Re: OFF: Essense (was Re: Re: Onomastics and taxonomies;Was,LeGuin; Was: 12th-centuryconlang)
From: | andrew <hobbit@...> |
Date: | Monday, October 18, 1999, 8:21 |
On Sun, 17 Oct 1999, Nik Taylor wrote:
> Even so, I imagine they MUST have abstained from fluids on the Sabbath
> and Friday.
>
I wandered into the library and borrowed the book which is The Temple
Scroll by Yigael Yadin. Quick summary: the Hebrew word used for a latrine
in the text is literally 'hand'. It had to be outside the 'camp', which
is interpreted to be the entire city of the Temple. The place of the hand
lay outside the distance permitted to travel on a Sabbath. According to
Josephus they dug a hole and kept it completely covered with their mantles
while they relieved themselves so as not to 'offend the rays of the
deity'. Yadin concludes 'They evidently trained themselves or ate special
foods, to enable them to have no recourse to a privy on the Sabbath, and
on other days to retire to a far spot..' According to Yadin the 'Gate of
the Essenes', from where they departed the city to Betsoa, the house of
excrement, was not the same as the later Dung Gate, the former being in
the western wall and the latter being in the south, Betsoa being in the
north-east according to texts.

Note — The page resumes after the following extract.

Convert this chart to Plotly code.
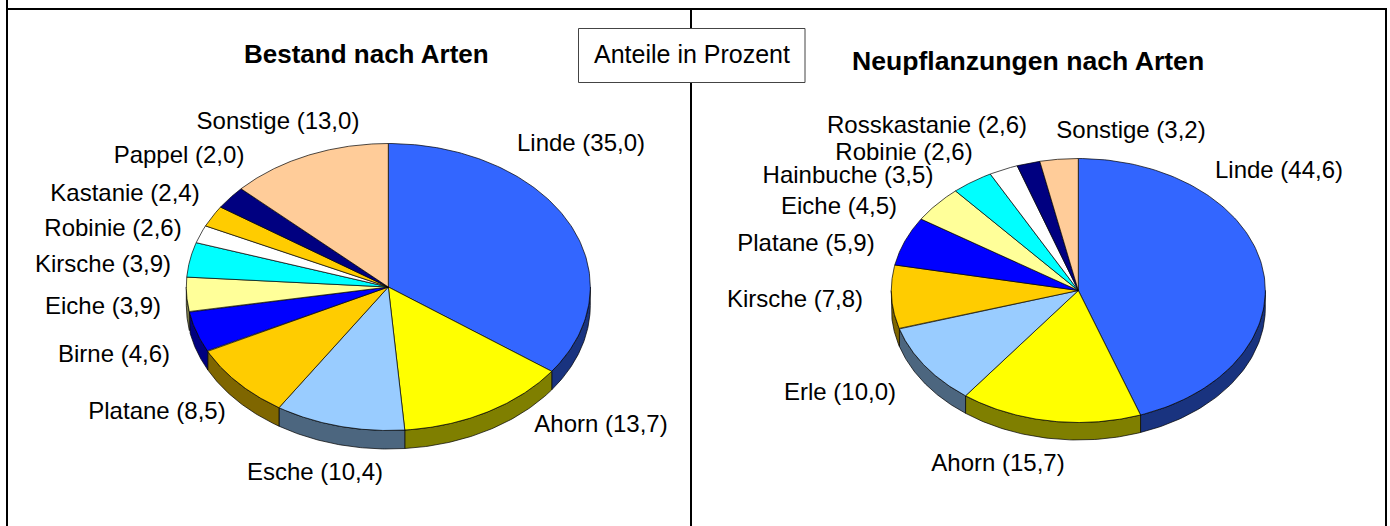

In that detail my memory was incorrect.
The Rabbinic tradition had no such hang-ups, much to everyone's relief I
would imagine...
- andrew.
--
Andrew Smith, Intheologus hobbit@earthlight.co.nz
Giles: Honestly, Buffy. You order these products, practice with them for
a morning and then cast them aside in favour of a piece of kindling.
When's the last time you used your hippe?
- Buffy the Vampire Slayer #3, Dark Horse Comics.